▶ **TASK DETAILS**:
Lines containing the word "that" are the ones to copy from the records below.

- - - - -

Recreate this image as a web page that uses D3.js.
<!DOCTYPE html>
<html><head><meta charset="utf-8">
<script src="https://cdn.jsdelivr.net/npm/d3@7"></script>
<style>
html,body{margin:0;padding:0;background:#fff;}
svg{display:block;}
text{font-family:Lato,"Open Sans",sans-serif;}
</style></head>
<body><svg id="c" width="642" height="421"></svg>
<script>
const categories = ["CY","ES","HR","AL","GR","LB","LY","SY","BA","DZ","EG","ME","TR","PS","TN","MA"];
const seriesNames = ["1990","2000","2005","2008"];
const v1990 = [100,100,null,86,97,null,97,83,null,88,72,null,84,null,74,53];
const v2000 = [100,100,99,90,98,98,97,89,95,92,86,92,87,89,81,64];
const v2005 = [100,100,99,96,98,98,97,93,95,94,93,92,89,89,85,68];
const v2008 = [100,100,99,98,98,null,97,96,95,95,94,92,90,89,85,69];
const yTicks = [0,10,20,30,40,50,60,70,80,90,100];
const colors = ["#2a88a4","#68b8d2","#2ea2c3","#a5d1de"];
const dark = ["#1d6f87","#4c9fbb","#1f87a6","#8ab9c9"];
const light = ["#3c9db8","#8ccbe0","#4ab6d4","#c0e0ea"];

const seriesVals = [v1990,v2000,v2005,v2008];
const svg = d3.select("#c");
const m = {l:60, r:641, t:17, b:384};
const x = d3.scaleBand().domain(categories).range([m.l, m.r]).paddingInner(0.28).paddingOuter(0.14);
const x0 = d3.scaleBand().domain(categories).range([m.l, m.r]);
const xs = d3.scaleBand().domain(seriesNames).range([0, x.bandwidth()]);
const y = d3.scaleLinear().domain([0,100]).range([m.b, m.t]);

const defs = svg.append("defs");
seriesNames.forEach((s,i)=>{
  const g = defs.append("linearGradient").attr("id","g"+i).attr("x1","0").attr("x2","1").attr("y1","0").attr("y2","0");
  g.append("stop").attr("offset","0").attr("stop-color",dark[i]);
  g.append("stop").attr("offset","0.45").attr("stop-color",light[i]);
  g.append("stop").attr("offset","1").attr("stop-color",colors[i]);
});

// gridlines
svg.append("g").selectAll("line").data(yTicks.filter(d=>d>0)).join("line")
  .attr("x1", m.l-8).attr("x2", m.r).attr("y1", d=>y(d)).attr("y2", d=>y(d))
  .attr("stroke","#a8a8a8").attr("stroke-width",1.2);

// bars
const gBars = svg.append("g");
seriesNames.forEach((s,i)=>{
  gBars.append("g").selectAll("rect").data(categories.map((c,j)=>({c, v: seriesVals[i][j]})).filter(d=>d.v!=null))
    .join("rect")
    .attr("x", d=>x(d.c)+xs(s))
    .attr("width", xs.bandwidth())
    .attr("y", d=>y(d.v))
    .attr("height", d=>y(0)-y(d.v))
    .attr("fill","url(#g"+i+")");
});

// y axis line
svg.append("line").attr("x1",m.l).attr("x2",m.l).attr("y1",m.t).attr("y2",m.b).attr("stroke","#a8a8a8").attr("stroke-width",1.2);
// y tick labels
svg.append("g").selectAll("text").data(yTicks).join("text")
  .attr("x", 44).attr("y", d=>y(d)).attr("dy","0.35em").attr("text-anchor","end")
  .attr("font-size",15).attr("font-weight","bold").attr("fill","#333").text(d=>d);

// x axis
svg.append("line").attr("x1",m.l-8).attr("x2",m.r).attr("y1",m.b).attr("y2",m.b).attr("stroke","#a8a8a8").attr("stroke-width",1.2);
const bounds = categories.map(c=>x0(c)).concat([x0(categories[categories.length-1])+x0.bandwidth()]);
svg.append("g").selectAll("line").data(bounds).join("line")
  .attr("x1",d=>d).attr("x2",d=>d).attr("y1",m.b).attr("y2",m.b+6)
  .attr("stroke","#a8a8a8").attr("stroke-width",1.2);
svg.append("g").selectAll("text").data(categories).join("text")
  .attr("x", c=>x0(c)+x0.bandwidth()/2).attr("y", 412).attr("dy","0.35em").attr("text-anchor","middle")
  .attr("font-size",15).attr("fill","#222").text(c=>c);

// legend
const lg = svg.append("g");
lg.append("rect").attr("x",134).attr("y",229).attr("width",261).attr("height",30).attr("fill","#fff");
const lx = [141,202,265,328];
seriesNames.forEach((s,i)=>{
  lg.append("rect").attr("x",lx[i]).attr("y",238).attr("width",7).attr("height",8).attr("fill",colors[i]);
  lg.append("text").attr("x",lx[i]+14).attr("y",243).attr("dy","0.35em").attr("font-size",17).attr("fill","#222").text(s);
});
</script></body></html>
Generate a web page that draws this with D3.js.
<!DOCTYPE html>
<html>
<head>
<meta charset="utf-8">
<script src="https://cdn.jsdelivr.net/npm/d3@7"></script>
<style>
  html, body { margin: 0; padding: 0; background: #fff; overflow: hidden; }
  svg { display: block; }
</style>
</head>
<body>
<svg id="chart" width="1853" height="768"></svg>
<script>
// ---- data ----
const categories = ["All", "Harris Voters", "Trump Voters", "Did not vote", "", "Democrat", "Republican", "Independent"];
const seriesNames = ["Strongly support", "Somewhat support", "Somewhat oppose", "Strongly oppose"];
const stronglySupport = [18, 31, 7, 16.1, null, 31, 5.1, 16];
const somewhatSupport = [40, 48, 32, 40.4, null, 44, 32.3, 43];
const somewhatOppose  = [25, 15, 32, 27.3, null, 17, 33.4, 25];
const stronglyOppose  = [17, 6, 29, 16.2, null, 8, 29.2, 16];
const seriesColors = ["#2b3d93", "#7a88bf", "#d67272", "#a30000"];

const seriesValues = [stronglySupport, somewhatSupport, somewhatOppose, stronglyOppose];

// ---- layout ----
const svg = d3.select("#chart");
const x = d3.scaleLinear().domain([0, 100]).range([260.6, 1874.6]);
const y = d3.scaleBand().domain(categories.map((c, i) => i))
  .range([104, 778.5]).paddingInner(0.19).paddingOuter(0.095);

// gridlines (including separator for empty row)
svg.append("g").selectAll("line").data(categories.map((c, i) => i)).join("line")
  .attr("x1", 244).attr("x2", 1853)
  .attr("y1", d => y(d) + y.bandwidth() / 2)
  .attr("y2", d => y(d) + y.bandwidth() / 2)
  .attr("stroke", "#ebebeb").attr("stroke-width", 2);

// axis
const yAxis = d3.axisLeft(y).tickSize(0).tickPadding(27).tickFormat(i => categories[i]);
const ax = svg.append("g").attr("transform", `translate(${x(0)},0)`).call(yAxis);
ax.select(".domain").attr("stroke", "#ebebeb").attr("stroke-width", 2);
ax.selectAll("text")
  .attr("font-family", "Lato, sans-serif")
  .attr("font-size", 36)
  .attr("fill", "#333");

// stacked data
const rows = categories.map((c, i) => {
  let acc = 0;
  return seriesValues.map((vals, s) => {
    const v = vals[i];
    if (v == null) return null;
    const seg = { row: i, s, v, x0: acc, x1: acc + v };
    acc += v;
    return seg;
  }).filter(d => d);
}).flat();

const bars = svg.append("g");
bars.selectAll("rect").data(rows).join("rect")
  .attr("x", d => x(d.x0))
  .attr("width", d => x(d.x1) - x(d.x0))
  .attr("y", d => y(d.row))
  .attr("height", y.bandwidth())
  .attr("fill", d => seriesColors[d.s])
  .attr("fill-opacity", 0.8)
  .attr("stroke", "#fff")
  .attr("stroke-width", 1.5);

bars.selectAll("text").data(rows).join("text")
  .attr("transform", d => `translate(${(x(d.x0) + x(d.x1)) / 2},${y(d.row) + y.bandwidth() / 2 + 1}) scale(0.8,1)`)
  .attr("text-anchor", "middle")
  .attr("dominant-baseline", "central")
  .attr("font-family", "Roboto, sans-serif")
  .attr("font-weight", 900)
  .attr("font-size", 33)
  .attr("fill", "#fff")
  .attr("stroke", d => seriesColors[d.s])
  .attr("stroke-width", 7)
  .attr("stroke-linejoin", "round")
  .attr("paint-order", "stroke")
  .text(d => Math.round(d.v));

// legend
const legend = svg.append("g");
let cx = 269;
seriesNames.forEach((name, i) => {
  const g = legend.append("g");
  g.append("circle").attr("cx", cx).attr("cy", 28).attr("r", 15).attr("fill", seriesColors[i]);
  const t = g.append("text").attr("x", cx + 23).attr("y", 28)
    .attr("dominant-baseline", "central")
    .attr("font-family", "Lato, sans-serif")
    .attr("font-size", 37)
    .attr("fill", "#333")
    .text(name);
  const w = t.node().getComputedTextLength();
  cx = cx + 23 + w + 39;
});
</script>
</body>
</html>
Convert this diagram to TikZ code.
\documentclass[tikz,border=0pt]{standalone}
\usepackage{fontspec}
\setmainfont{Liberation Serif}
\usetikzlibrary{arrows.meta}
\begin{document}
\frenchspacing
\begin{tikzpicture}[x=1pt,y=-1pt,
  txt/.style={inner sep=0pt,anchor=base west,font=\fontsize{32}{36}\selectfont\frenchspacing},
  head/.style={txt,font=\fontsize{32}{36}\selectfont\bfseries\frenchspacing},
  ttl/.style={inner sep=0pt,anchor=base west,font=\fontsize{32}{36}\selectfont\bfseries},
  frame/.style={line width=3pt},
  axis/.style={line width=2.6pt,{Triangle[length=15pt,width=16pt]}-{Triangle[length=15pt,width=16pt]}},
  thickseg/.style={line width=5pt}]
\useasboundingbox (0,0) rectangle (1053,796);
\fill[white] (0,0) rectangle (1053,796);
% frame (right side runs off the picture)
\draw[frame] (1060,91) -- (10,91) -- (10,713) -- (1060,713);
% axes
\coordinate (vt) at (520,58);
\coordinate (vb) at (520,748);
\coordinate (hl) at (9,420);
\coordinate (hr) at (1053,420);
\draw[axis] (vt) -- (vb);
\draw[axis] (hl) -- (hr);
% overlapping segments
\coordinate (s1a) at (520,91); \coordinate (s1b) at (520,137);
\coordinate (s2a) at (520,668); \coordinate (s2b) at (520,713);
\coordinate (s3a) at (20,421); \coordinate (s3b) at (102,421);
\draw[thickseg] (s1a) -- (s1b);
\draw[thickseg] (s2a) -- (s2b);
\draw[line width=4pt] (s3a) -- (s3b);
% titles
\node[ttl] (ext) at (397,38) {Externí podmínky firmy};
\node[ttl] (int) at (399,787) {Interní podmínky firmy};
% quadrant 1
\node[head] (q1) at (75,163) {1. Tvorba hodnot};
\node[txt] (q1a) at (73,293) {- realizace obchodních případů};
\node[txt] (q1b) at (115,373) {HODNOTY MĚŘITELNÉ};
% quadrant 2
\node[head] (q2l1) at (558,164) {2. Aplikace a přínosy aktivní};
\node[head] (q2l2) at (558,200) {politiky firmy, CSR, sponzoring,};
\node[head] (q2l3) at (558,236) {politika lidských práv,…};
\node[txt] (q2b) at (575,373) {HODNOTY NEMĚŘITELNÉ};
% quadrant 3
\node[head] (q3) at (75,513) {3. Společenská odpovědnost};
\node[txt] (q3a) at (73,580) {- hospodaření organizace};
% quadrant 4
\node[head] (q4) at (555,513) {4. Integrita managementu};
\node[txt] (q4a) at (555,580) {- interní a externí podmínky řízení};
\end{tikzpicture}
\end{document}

- - - - -

▶ **ANSWER TO THIS EXERCISE**:
Recreate this image as a web page that uses D3.js.
Generate a web page that draws this with D3.js.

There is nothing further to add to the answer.